Sunday, August 23, 2009
You don't say? ほんとう
It isn't hard to find badly-written analyses of developments in Taiwan by ill-informed Westerners (not that I know what I'm talking about, either), but one of the most clueless has to be Tom Plate. In his latest commentary to be carried in the Japan Times ジャパンタイムズ, "Scrutinizing the Chinese threat to Taiwan" http://search.japantimes.co.jp/cgi-bin/eo20090823tp.html, Plate surprising gets it right...almost. The first half of his analysis starts off well, summarizing a RAND Corporation ランド研究所 report entitled "A Question of Balance: Political Context and Military Aspects of the China-Taiwan Dispute":
"Their report, concludes that 'while the relationship between Beijing 北京 and T'aipei (Taihoku) 台北 is more stable in 2009 than it has been in years, it is not clear that this honeymoon will last forever. China has not renounced its "right" to use force to forestall Taiwan's "independence," nor discussed amending its anti-secession law 反分裂国家法, nor withdrawn any missiles from the hundreds it points at Taiwan.' At the same time, the report also concludes, the cross-strait military balance is shifting in ways that are problematic for Taiwan's defense: The growing size and quality of China's missile arsenal, along with other advances in Chinese military capabilities, call into question America's and Taiwan's ability to defend the island against a large-scale Chinese attack. This is RAND's nice way of putting it. The un-nice way: If China decided that the only way to annex Taiwan as a kind of Hong Kong 香港 is through invasion, what or who's to stop it? Over the years, the economically surging mainland has built up its short- range missile arsenal to the point where it could, in one terrific blinding strike, wipe out every Taiwan runway. And its air force now has the strength to neutralize Taiwan's...The report is alarming but not alarmist. Prudently worded, it points out that attacking Taiwan would be a lot easier for China than sustaining a land invasion to occupy it...The RAND team points out that the Chinese military buildup is a big threat to U.S. bases in Japan. 'The danger...is sufficiently grave that a credible case can be made that the air war for Taiwan could essentially be over before much of the ("good guy") air forces have even fired a shot.'"

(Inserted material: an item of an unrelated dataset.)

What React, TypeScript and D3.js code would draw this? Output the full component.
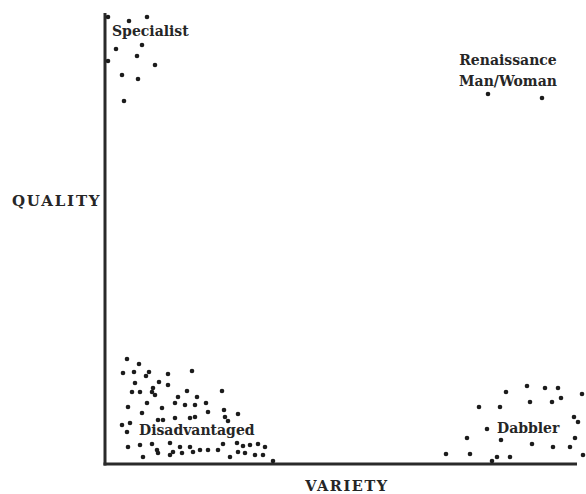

Where Plate fumbles the ball, as he always does, is when he lets his admiration for Ma Ying-jeou (Ba Eikyū) 馬英九, whom he has variously described in the past as being "handsome", "suave" and "debonair", cloud his interpretation of the threat facing Taiwan:
"(The report) rightly points to the good work of Taiwan's current president, Ma Ying-jeou, elected just last year, to calm Beijing's fears about formal, assertive Taiwan separatism. But skillful as he so far seems, Ma is walking a fine line. Few people in Taiwan would be joyous about formal integration into China, whether politely negotiated Hong Kong-style or through a smash-mouth military takeover. But Ma has been making progress; his effort aims to provide for Taiwan's economic gain without giving away the sovereignty store. Whether the mainland government can remain full of saintly patience while Ma does his gradual thing is a big question."
The truth is that RAND's analysts probably shouldn't waste too much ink writing about China's military threat as the Ma administration has been laying the groundwork for Taiwan to become gradually absorbed into Greater China without the need for shots being fired. This is being accomplished through conscious efforts by government officials to downgrade Taiwan's sovereignty (and at the same time put some distance between Taiwan and Japan), combined with the progress being made to tie Taiwan ever closer economically to China. The thing with Plate is that he doesn't seem to mind. Notice how he doesn't condemn Ma for moving Taiwan closer to the Chinese, but instead describes it as being the correct thing to do. While decrying China's military intimidation, he appears to welcome "reunification". Unfortunately, Plate overlooks what this would mean to the people of Taiwan in the long run - an end to free speech and democracy, and a return to an authoritarian governing system and a police state. He also seems oblivious to what the effect would be on the rest of Asia should Taiwan be "returned to the bosom of the motherland". For a country that promotes aggressive nationalism among its people at home, and has territorial claims to the Senkaku 尖閣諸島, Paracel 西沙諸島 and Spratly 南沙諸島 Islands (not to mention historical assertions about the Goguryeo 高句麗 kingdom - see the Northeast Project 東北工程 http://en.wikipedia.org/wiki/Northeast_Project and http://en.wikipedia.org/wiki/Goguryeo_controversies), Taiwan has the potential to be an unsinkable aircraft carrier, a fact that should keep policymakers from Seoul to Hanoi (not to mention Washington, D.C.) awake at nights.
As for Tom Plate, he really should accept the fact that Ma is already married, get over the crush he has on the man, and limit his geopolitical analyses to the area of Westwood around the UCLA campus.